* START MATERIAL SHOWN *

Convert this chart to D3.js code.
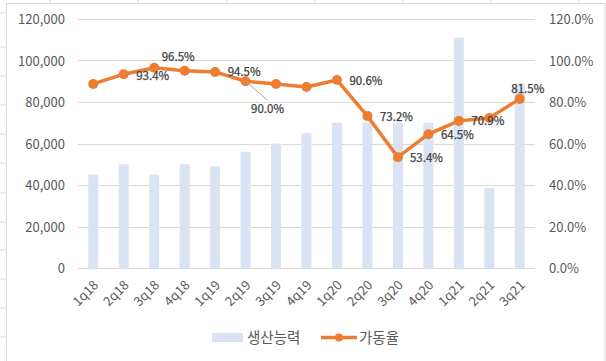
<!DOCTYPE html>
<html>
<head>
<meta charset="utf-8">
<script src="https://cdn.jsdelivr.net/npm/d3@7"></script>
<style>
  body { margin: 0; background: #fff; }
  svg text { font-family: "Noto Sans CJK KR", "Noto Sans", sans-serif; }
</style>
</head>
<body>
<div id="chart"></div>
<script>
// 분기별 데이터
var quarters = ["1q18","2q18","3q18","4q18","1q19","2q19","3q19","4q19","1q20","2q20","3q20","4q20","1q21","2q21","3q21"];
var capacity = [45000, 50000, 45000, 50000, 49000, 56000, 60000, 65000, 70000, 70000, 70000, 70000, 111000, 38500, 89000];
var utilization = [88.7, 93.4, 96.5, 95.1, 94.5, 90.0, 88.7, 87.2, 90.6, 73.2, 53.4, 64.5, 70.9, 72.3, 81.5];
var showLabel = [false, true, true, false, true, true, false, false, true, true, true, true, true, false, true];
var leftTicks = [0, 20000, 40000, 60000, 80000, 100000, 120000];
var rightTicks = [0, 20, 40, 60, 80, 100, 120];

// 라벨 위치 (점 기준 오프셋)
var labelOffsets = {
  1: [29, 2], 2: [24, -11], 4: [29, 0], 5: [22, 28], 8: [29, 1],
  9: [29, 1], 10: [28.5, 1], 11: [29, 1], 12: [29, 0], 14: [8, -10]
};

var width = 606, height = 361;
var plot = { left: 78, right: 535, top: 19, bottom: 268 };

var svg = d3.select("#chart").append("svg")
    .attr("width", width)
    .attr("height", height);

// 시트 배경 격자선
var rowLines = [13, 47, 76, 105, 134, 163, 193, 222, 250, 279, 308, 337];
svg.selectAll(".row").data(rowLines).enter().append("line")
    .attr("x1", 0).attr("x2", 6).attr("y1", d => d).attr("y2", d => d)
    .attr("stroke", "#d9d9d9");
svg.selectAll(".colTop").data([50, 138, 227, 315, 403, 491, 579]).enter().append("line")
    .attr("x1", d => d).attr("x2", d => d).attr("y1", 0).attr("y2", 3)
    .attr("stroke", "#d9d9d9");

// 차트 영역 테두리
svg.append("rect")
    .attr("x", 6.5).attr("y", 3.5)
    .attr("width", 605 - 6.5).attr("height", height)
    .attr("fill", "#fff")
    .attr("stroke", "#d9d9d9");

var x = d3.scaleBand()
    .domain(quarters)
    .range([plot.left, plot.right]);

var yLeft = d3.scaleLinear().domain([0, 120000]).range([plot.bottom, plot.top]);
var yRight = d3.scaleLinear().domain([0, 120]).range([plot.bottom, plot.top]);

// 가로 격자선
svg.selectAll(".grid").data(leftTicks).enter().append("line")
    .attr("x1", plot.left).attr("x2", plot.right)
    .attr("y1", d => Math.round(yLeft(d)) + 0.5)
    .attr("y2", d => Math.round(yLeft(d)) + 0.5)
    .attr("stroke", "#d9d9d9")
    .attr("stroke-width", 1);

// 왼쪽 축
svg.selectAll(".lt").data(leftTicks).enter().append("text")
    .attr("x", 65)
    .attr("y", d => yLeft(d) + 5)
    .attr("text-anchor", "end")
    .attr("font-size", "13px")
    .attr("fill", "#595959")
    .text(d => d3.format(",")(d));

// 오른쪽 축
svg.selectAll(".rt").data(rightTicks).enter().append("text")
    .attr("x", 549)
    .attr("y", d => yRight(d) + 5)
    .attr("text-anchor", "start")
    .attr("font-size", "13px")
    .attr("fill", "#595959")
    .text(d => d.toFixed(1) + "%");

// 막대
var barW = 10;
svg.selectAll(".bar").data(capacity).enter().append("rect")
    .attr("x", (d, i) => x(quarters[i]) + x.bandwidth() / 2 - barW / 2)
    .attr("y", d => yLeft(d))
    .attr("width", barW)
    .attr("height", d => yLeft(0) - yLeft(d))
    .attr("fill", "#dae3f3");

// x축 라벨
svg.selectAll(".xl").data(quarters).enter().append("text")
    .attr("transform", d => "translate(" + (x(d) + x.bandwidth() / 2 + 6) + "," + 286 + ") rotate(-45)")
    .attr("text-anchor", "end")
    .attr("font-size", "13px")
    .attr("fill", "#595959")
    .text(d => d);

// 선
var line = d3.line()
    .x((d, i) => x(quarters[i]) + x.bandwidth() / 2)
    .y(d => yRight(d));

svg.append("path")
    .datum(utilization)
    .attr("d", line)
    .attr("fill", "none")
    .attr("stroke", "#ed7d31")
    .attr("stroke-width", 3.5)
    .attr("stroke-linejoin", "round");

svg.selectAll(".pt").data(utilization).enter().append("circle")
    .attr("cx", (d, i) => x(quarters[i]) + x.bandwidth() / 2)
    .attr("cy", d => yRight(d))
    .attr("r", 5)
    .attr("fill", "#ed7d31");

// 지시선 (90.0%)
var px = x(quarters[5]) + x.bandwidth() / 2, py = yRight(utilization[5]);
svg.append("line")
    .attr("x1", px).attr("y1", py)
    .attr("x2", px + 22).attr("y2", py + 19)
    .attr("stroke", "#a6a6a6")
    .attr("stroke-width", 1);

// 데이터 라벨
utilization.forEach(function(v, i) {
    if (!showLabel[i]) return;
    var off = labelOffsets[i];
    svg.append("text")
        .attr("x", x(quarters[i]) + x.bandwidth() / 2 + off[0])
        .attr("y", yRight(v) + off[1] + 4)
        .attr("text-anchor", "middle")
        .attr("font-size", "11.5px")
        .attr("fill", "#404040")
        .attr("stroke", "#404040")
        .attr("stroke-width", 0.25)
        .text(v.toFixed(1) + "%");
});

// 범례
svg.append("rect")
    .attr("x", 212).attr("y", 333)
    .attr("width", 31).attr("height", 9)
    .attr("fill", "#dae3f3");
svg.append("text")
    .attr("x", 247).attr("y", 343)
    .attr("font-size", "14.5px")
    .attr("fill", "#595959")
    .text("생산능력");

svg.append("line")
    .attr("x1", 321).attr("x2", 357)
    .attr("y1", 337.5).attr("y2", 337.5)
    .attr("stroke", "#ed7d31")
    .attr("stroke-width", 3.5);
svg.append("circle")
    .attr("cx", 339).attr("cy", 337.5).attr("r", 4)
    .attr("fill", "#ed7d31");
svg.append("text")
    .attr("x", 359).attr("y", 343)
    .attr("font-size", "14.5px")
    .attr("fill", "#595959")
    .text("가동율");
</script>
</body>
</html>
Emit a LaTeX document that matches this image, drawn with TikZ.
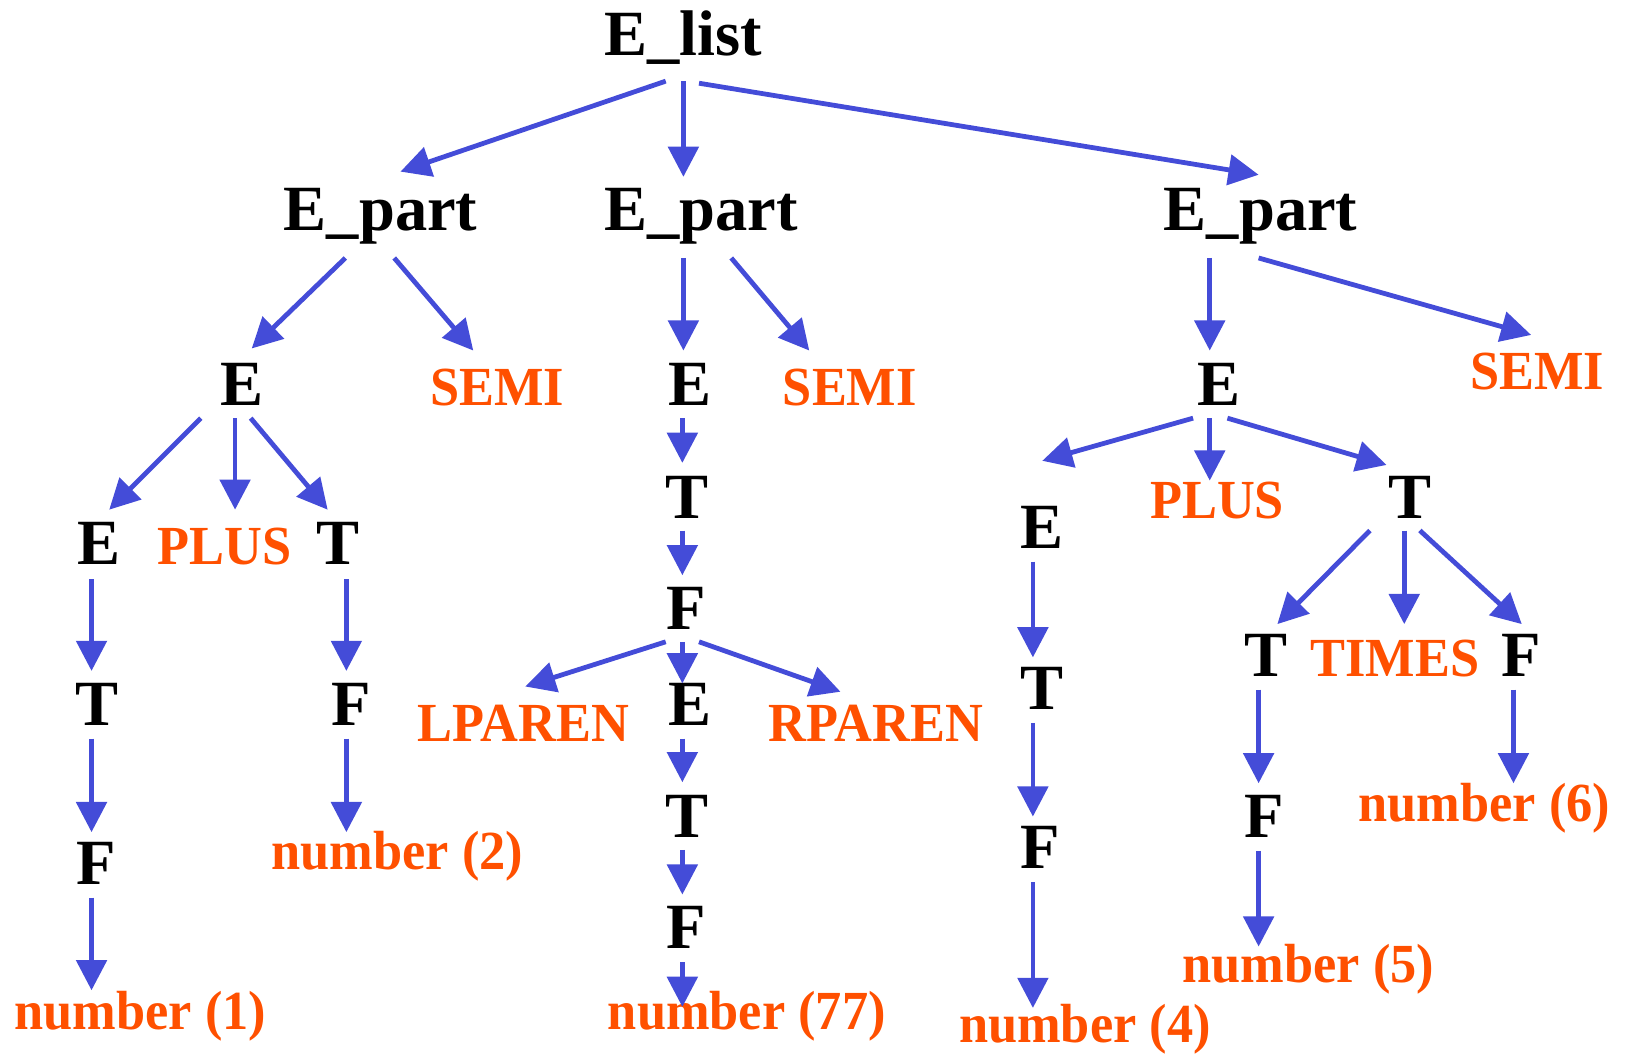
\documentclass[tikz,border=0pt]{standalone}
\usepackage{fontspec}
\setmainfont{Liberation Serif}
\newfontfamily\tokfont{Liberation Serif}[FakeStretch=0.95]
\usetikzlibrary{arrows.meta,calc}

\definecolor{edgeblue}{RGB}{68,76,216}
\definecolor{tokorange}{RGB}{255,80,0}

\tikzset{
  nt/.style={inner sep=0pt, anchor=base, text=black,
    font=\bfseries\fontsize{62}{62}\selectfont},
  tok/.style={inner sep=0pt, anchor=base, text=tokorange,
    font=\tokfont\bfseries\fontsize{53}{53}\selectfont},
  edge/.style={draw=edgeblue, line width=4.6pt,
    -{Triangle[length=29pt,width=29pt,fill=edgeblue]}, shorten >=0pt}
}

% \link{from}{dx}{dy}{to}{dx}{dy}: arrow between points offset from two nodes' baselines
\newcommand{\link}[6]{%
  \draw[edge] ($(#1.base)+(#2,#3)$) -- ($(#4.base)+(#5,#6)$);}

\begin{document}
\begin{tikzpicture}[x=1pt,y=-1pt]
\useasboundingbox (0,0) rectangle (1568,1013);

% nonterminals
\node[nt] (elist) at (657,53)  {E\_list};
\node[nt] (ep1)   at (366,222) {E\_part};
\node[nt] (ep2)   at (674,222) {E\_part};
\node[nt] (ep3)   at (1212,222) {E\_part};
\node[nt] (e1)    at (233,390) {E};
\node[nt] (e2)    at (663,390) {E};
\node[nt] (e3)    at (1172,390) {E};
\node[nt] (e11)   at (95,543)  {E};
\node[nt] (t12)   at (325,543) {T};
\node[nt] (t11)   at (93,697)  {T};
\node[nt] (f11)   at (92,850)  {F};
\node[nt] (f12)   at (338,697) {F};
\node[nt] (t2)    at (660,498) {T};
\node[nt] (f2)    at (660,605) {F};
\node[nt] (e22)   at (663,697) {E};
\node[nt] (t22)   at (660,805) {T};
\node[nt] (f22)   at (660,912) {F};
\node[nt] (e31)   at (1002,527) {E};
\node[nt] (t32)   at (1356,498) {T};
\node[nt] (t31)   at (1002,682) {T};
\node[nt] (f31)   at (1000,835) {F};
\node[nt] (t321)  at (1217,650) {T};
\node[nt] (f322)  at (1462,650) {F};
\node[nt] (f321)  at (1215,805) {F};

% tokens
\node[tok] (semi1)  at (478,390)  {SEMI};
\node[tok] (semi2)  at (817,390)  {SEMI};
\node[tok] (semi3)  at (1478,374) {SEMI};
\node[tok] (plus1)  at (216,543)  {PLUS};
\node[tok] (num1)   at (135,990)  {number (1)};
\node[tok] (num2)   at (382,836)  {number (2)};
\node[tok] (lparen) at (503,713)  {LPAREN};
\node[tok] (rparen) at (842,713)  {RPAREN};
\node[tok] (num77)  at (718,990)  {number (77)};
\node[tok] (plus3)  at (1170,498) {PLUS};
\node[tok] (num4)   at (1043,1002) {number (4)};
\node[tok] (times)  at (1341,650) {TIMES};
\node[tok] (num5)   at (1258,945) {number (5)};
\node[tok] (num6)   at (1427,790) {number (6)};

% edges
\link{elist}{-17}{25}{ep1}{19}{-57}
\link{elist}{0}{25}{ep2}{-17}{-52}
\link{elist}{15}{27}{ep3}{-2}{-54}
\link{ep1}{-34}{26}{e1}{9}{-55}
\link{ep1}{13}{26}{semi1}{-23}{-53}
\link{ep2}{-17}{26}{e2}{-6}{-53}
\link{ep2}{29}{26}{semi2}{-39}{-53}
\link{ep3}{-49}{26}{e3}{-9}{-53}
\link{ep3}{-2}{26}{semi3}{-6}{-52}
\link{e1}{-40}{12}{e11}{10}{-53}
\link{e1}{-7}{12}{plus1}{10}{-53}
\link{e1}{8}{12}{t12}{-10}{-53}
\link{e11}{-7}{14}{t11}{-5}{-52}
\link{t11}{-5}{13}{f11}{-4}{-50}
\link{f11}{-4}{13}{num1}{-47}{-38}
\link{t12}{8}{14}{f12}{-5}{-52}
\link{f12}{-5}{13}{num2}{-49}{-36}
\link{e2}{-7}{12}{t2}{-4}{-53}
\link{t2}{-4}{12}{f2}{-4}{-52}
\link{f2}{-20}{12}{lparen}{2}{-53}
\link{f2}{-4}{12}{e22}{-7}{-40}
\link{f2}{12}{12}{rparen}{-34}{-48}
\link{e22}{-7}{13}{t22}{-4}{-53}
\link{t22}{-4}{12}{f22}{-4}{-52}
\link{f22}{-4}{13}{num77}{-62}{-22}
\link{e3}{-25}{12}{e31}{0}{-84}
\link{e3}{-9}{12}{plus3}{-7}{-36}
\link{e3}{8}{12}{t32}{-23}{-51}
\link{e31}{-9}{13}{t31}{-9}{-50}
\link{t31}{-9}{13}{f31}{-7}{-50}
\link{f31}{-7}{13}{num4}{-50}{-33}
\link{t32}{-39}{12}{t321}{11}{-50}
\link{t32}{-6}{12}{times}{9}{-50}
\link{t32}{9}{12}{f322}{1}{-50}
\link{t321}{-7}{13}{f321}{-5}{-52}
\link{f321}{-5}{13}{num5}{-48}{-35}
\link{f322}{-7}{13}{num6}{28}{-37}
\end{tikzpicture}
\end{document}
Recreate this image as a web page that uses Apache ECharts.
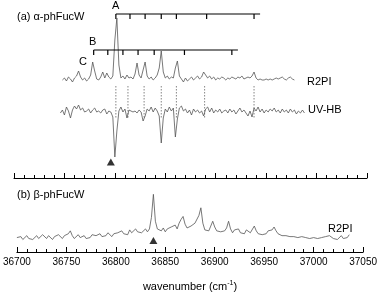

* END MATERIAL SHOWN *

• **PROMPT**
Using the listing above, pick out each line that contains the word "this", then copy it.

• **RESPONSE TO THE EXERCISE**
Convert this chart to D3.js code.
Emit a LaTeX document that matches this image, drawn with TikZ.
Recreate this image as a web page that uses Apache ECharts.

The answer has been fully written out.